Cientistas políticos analisam a frustração da geração que cresceu na redemocratização do Brasil. Reprodução: Globo
A estagnação na mobilidade social no Brasil, conforme apontado pelo Atlas de Mobilidade Social, tem causado um aumento significativo no descontentamento da população, especialmente entre aqueles que cresceram durante a redemocratização. Afinal, a escassez de perspectivas de ascensão social está levando muitos a voltar seu olhar para o passado, em busca de soluções rápidas e ideais que possam ser alcançados com simplicidade.
Os cientistas políticos explicam que a desesperança manifesta nas novas gerações, particularmente naquelas nascidas na década de 1980, está fortalecendo o sentimento antipolítico. A incapacidade de ver melhorias concretas em suas vidas tem gerado um apelo à idealização de tempos passados, o que pode facilitar a aceitação de discursos populistas que prometem recuperar a prosperidade em pouco tempo.

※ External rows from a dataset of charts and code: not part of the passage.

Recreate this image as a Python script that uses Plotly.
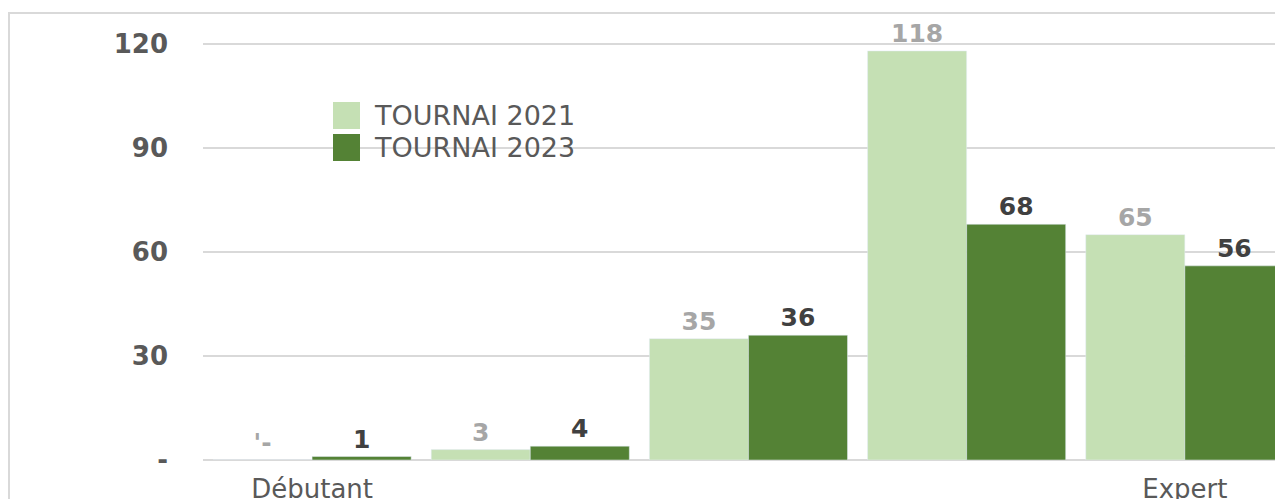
import plotly.graph_objects as go

# ---- data ----
categories = ["Débutant", "", "", "", "Expert"]
series_names = ["TOURNAI 2021", "TOURNAI 2023"]
values_2021 = [0, 3, 35, 118, 65]
values_2023 = [1, 4, 36, 68, 56]
y_tick_vals = [0, 30, 60, 90, 120]
y_tick_text = ["-", "30", "60", "90", "120"]

# ---- style ----
LIGHT = "#C5E0B4"
DARK = "#548235"
GRID = "#D9D9D9"
AXIS_TXT = "#595959"
FONT = "Verdana, DejaVu Sans, sans-serif"

OFF = 8                      # default page body margin
W, H = 1283 - OFF, 499 - OFF
# plot area in window pixels: left 203, right 1283, top 40, bottom 460
TOP_W, BOT_W = 40, 460
PX_PER_UNIT = (460 - 44) / 120.0
Y_MAX = (BOT_W - TOP_W) / PX_PER_UNIT
L, R, T, B = 203 - OFF, 0, TOP_W - OFF, 499 - BOT_W
PW = W - L - R
PH = H - T - B


def px_x(wx):
    return (wx - OFF - L) / PW


def px_y(wy):
    return (BOT_W - wy) / PH


def lab(v):
    return "'-" if v == 0 else str(v)


x_idx = list(range(len(categories)))

fig = go.Figure()
fig.add_trace(go.Bar(
    x=x_idx, y=values_2021, name=series_names[0], marker_color=LIGHT,
    text=[lab(v) for v in values_2021], textposition="outside",
    textfont=dict(family=FONT, size=25, color="#A6A6A6", weight="bold"),
    cliponaxis=False, constraintext="none", showlegend=False,
))
fig.add_trace(go.Bar(
    x=x_idx, y=values_2023, name=series_names[1], marker_color=DARK,
    text=[lab(v) for v in values_2023], textposition="outside",
    textfont=dict(family=FONT, size=25, color="#404040", weight="bold"),
    cliponaxis=False, constraintext="none", showlegend=False,
))

shapes = [
    # outer chart border (cropped at right and bottom)
    dict(type="rect", xref="paper", yref="paper",
         x0=px_x(9), x1=px_x(1283 + 20), y0=px_y(499 + 20), y1=px_y(13),
         line=dict(color=GRID, width=2), fillcolor="rgba(0,0,0,0)", layer="below"),
]
annotations = []
legend_rows = [(series_names[0], LIGHT, 102), (series_names[1], DARK, 134)]
for name, col, top in legend_rows:
    shapes.append(dict(type="rect", xref="paper", yref="paper",
                       x0=px_x(333), x1=px_x(360), y0=px_y(top + 27), y1=px_y(top),
                       line=dict(width=0), fillcolor=col))
    annotations.append(dict(xref="paper", yref="paper", x=px_x(372), y=px_y(top + 13.5),
                            xanchor="left", yanchor="middle", showarrow=False,
                            text=name, font=dict(family=FONT, size=27, color=AXIS_TXT)))

fig.update_layout(
    width=W, height=H,
    margin=dict(l=L, r=R, t=T, b=B, pad=0, autoexpand=False),
    paper_bgcolor="white", plot_bgcolor="white",
    barmode="group", bargap=0.092, bargroupgap=0,
    shapes=shapes, annotations=annotations,
    showlegend=False,
    font=dict(family=FONT, color=AXIS_TXT),
)
fig.update_xaxes(
    range=[-0.5, 4.45], tickmode="array", tickvals=[0, 4],
    ticktext=[categories[0], categories[4]],
    showgrid=False, zeroline=False, showline=False, ticks="",
    tickfont=dict(family=FONT, size=26, color=AXIS_TXT),
    ticklabelstandoff=11, automargin=False,
)
fig.update_yaxes(
    range=[0, Y_MAX], tickmode="array", tickvals=y_tick_vals, ticktext=y_tick_text,
    showgrid=True, gridcolor=GRID, gridwidth=2,
    zeroline=True, zerolinecolor=GRID, zerolinewidth=2,
    showline=False, ticks="",
    tickfont=dict(family=FONT, size=26, color=AXIS_TXT, weight="bold"),
    ticklabelstandoff=34, automargin=False,
)

fig.write_html("out.html")
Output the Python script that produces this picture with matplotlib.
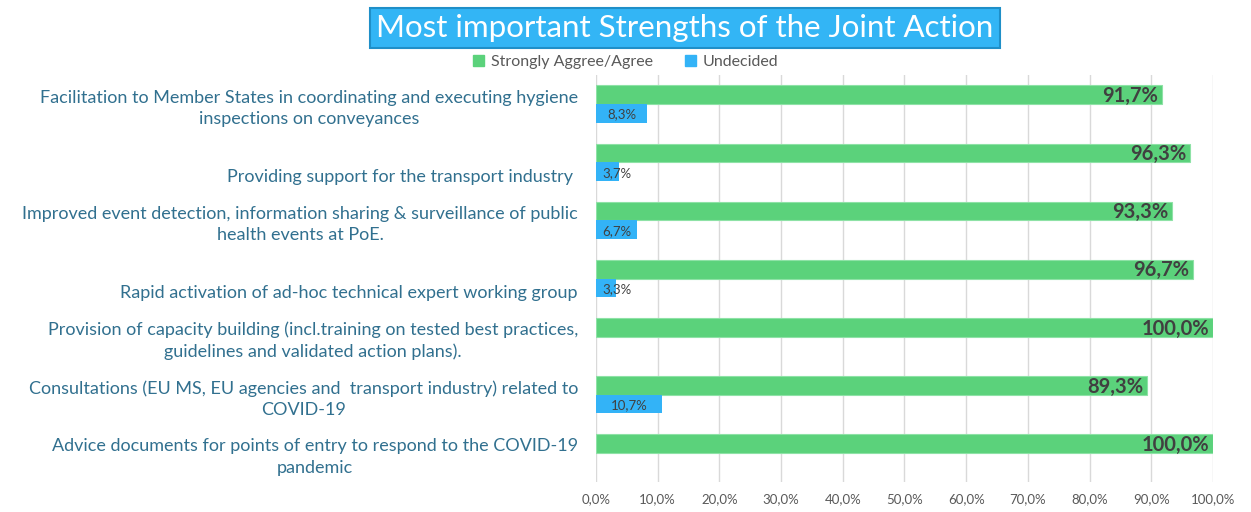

Carlos Melo, professor do Insper, afirma que a influência das transformações tecnológicas, como a inteligência artificial, tem contribuído para uma maior volatilidade no mundo atual, levando à desilusão entre os jovens. Ele destaca: "Essa falta de perspectiva gera uma frustração. Política se faz com futuro, com sonhos. Quando só se tem a dureza da realidade, a certeza de que não vai melhorar, acende a nostalgia por tempos mais favoráveis, mesmo que estes tenham ocorrido sob circunstâncias difíceis como a ditadura."
Melo também menciona o conceito de "Retrotopia", introduzido pelo sociólogo Zygmunt Bauman, que sugere que a utopia está se deslocando para o passado, em vez de ser projetada para o futuro. "No passado, meu pai teve desempenho melhor que meu avô. Era bom, ainda que no Brasil de ditadura. A política não consegue dar respostas rápidas", analisa o professor.
Camila Rocha, diretora do Centro para Imaginação Crítica no Cebrap, observa que o crescimento do sentimento antipolítico está atrelado ao fracasso do campo progressista e democrático em responder às demandas da população. Em contrapartida, a extrema-direita demonstrou uma mobilização maior, apresentando pautas que parecem proporcionar mais perspectivas de mudança. Ela afirma: "Em geral, há uma percepção de estagnação, relacionada ao crescente interesse em formas alternativas de geração de renda, como Bitcoin e o mercado financeiro, que dialogam com as mensagens políticas da direita."
Melo também destaca a relevância desse fenômeno no contexto global, referenciando o trabalho do cientista político Sérgio Abranches, que descreve a situação atual como "A Era do Imprevisto". Este termo se refere à transição difícil entre o antigo e o novo, em que "o velho agoniza e o novo não nasceu". Ele acrescenta: "Estamos vendo autocracias surgindo em diversos lugares, como Turquia e Hungria, e o Brasil pode ter seu espaço nessa linha de riscos, com tentativas já registradas de golpe."
O panorama atual revela não apenas um descontentamento crescente, mas também uma necessidade urgente de repensar as abordagens políticas no Brasil. Com as gerações mais jovens se mostrando cada vez mais céticas em relação às soluções tradicionais, a política terá que se adaptar a essas novas realidades e expectativas para reverter o ciclo de desencanto e desengajamento da população.